*GOAL*. State only the number of lines that include "code".

*Part of a data file*.
--------------------------------------------------
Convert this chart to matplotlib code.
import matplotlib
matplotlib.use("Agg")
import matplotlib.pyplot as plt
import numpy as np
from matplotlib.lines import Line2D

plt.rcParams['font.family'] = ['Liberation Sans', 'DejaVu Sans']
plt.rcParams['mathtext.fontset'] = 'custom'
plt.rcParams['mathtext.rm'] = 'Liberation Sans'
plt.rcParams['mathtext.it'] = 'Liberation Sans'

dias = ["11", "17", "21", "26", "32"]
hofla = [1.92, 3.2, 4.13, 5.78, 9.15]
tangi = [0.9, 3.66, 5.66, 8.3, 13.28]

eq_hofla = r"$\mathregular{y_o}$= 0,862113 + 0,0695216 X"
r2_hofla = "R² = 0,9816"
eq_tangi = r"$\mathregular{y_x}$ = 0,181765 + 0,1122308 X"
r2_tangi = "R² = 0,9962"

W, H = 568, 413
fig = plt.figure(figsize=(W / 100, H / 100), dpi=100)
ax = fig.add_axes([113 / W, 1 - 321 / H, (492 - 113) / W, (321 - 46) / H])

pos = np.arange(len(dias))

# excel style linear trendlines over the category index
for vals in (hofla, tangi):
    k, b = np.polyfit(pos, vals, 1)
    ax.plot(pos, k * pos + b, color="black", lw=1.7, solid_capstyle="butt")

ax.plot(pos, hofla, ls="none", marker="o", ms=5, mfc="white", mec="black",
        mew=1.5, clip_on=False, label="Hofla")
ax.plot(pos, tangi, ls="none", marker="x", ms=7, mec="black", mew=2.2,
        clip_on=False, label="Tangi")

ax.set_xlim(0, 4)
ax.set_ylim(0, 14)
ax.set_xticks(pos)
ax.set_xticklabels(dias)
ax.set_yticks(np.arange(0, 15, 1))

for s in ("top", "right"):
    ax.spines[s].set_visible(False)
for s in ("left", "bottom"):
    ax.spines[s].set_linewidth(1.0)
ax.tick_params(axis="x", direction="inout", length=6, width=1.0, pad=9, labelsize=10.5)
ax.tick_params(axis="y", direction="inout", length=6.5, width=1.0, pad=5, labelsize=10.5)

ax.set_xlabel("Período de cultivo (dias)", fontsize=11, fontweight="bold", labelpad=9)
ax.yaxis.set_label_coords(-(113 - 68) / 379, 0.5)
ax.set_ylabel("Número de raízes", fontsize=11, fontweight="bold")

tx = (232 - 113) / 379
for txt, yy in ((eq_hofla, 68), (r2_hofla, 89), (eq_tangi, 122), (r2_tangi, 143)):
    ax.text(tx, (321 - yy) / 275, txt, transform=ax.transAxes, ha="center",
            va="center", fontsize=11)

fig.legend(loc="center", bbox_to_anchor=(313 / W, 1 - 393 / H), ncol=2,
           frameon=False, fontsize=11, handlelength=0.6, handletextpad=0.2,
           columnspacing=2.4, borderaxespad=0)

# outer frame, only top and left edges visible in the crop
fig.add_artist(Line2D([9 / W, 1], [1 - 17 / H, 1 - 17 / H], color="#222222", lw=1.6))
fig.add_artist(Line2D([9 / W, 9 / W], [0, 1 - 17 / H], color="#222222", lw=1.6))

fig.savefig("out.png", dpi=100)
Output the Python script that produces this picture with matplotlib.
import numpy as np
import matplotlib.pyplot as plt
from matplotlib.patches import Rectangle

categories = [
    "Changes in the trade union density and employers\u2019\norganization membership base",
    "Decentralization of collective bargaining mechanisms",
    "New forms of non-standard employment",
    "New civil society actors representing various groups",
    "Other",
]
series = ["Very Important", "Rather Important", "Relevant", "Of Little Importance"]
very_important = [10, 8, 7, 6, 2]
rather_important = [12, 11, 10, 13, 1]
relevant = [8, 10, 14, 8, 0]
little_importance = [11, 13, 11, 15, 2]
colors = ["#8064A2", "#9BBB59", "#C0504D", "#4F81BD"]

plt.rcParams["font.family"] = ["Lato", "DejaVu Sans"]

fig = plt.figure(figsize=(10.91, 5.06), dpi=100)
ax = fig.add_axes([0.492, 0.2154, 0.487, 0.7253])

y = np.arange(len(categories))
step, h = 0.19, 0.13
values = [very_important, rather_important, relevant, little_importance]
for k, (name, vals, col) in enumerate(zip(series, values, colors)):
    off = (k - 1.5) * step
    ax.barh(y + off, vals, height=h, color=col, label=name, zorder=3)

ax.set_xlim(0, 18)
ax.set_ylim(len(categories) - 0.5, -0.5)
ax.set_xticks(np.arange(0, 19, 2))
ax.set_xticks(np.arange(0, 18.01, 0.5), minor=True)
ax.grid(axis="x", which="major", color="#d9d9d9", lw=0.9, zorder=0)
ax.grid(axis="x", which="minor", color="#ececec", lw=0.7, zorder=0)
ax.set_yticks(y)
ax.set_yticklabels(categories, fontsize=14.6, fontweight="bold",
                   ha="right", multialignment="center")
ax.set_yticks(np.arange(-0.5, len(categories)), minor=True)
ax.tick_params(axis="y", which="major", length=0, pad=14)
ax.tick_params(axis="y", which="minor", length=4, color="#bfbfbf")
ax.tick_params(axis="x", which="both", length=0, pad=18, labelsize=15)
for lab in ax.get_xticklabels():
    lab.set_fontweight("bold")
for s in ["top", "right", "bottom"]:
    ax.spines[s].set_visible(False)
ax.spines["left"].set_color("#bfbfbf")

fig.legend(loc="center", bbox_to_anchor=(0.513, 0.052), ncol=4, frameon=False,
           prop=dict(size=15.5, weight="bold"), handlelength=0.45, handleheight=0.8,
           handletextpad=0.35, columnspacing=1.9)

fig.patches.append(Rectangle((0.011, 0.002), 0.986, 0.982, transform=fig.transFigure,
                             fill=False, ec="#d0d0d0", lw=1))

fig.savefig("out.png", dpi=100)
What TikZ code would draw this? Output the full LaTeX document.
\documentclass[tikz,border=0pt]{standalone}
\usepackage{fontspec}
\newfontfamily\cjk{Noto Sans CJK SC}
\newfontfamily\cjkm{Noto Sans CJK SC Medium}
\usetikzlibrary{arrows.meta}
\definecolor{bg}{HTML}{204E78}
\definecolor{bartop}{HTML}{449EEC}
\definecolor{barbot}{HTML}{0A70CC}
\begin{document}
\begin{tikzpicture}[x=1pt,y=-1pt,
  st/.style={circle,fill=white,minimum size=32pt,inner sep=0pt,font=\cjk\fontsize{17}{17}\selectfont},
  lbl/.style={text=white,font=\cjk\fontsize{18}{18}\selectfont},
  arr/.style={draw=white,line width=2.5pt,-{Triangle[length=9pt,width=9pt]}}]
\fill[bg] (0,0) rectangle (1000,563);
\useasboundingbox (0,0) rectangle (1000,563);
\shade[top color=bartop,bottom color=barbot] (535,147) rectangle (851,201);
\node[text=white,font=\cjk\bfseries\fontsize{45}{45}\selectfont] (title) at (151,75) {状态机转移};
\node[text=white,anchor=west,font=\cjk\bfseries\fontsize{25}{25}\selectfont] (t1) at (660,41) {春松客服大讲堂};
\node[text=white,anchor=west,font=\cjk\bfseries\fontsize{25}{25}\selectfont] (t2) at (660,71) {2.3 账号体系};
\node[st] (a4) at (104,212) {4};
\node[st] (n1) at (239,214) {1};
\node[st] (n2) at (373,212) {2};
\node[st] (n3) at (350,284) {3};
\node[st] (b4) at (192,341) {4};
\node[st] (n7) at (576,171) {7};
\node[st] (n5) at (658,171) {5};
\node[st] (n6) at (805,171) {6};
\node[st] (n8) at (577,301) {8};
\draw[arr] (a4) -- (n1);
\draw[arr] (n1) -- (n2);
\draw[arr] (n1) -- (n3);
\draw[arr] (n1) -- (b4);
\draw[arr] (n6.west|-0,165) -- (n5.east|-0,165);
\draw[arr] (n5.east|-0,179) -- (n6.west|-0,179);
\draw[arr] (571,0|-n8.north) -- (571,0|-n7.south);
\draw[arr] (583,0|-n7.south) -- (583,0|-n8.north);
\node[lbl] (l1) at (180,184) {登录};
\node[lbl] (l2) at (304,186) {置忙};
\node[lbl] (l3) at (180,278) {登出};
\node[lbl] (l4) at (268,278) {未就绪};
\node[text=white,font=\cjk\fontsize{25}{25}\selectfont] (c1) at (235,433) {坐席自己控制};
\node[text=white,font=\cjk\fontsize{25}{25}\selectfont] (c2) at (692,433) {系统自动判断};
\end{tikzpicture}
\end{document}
--------------------------------------------------
*REPLY*. 2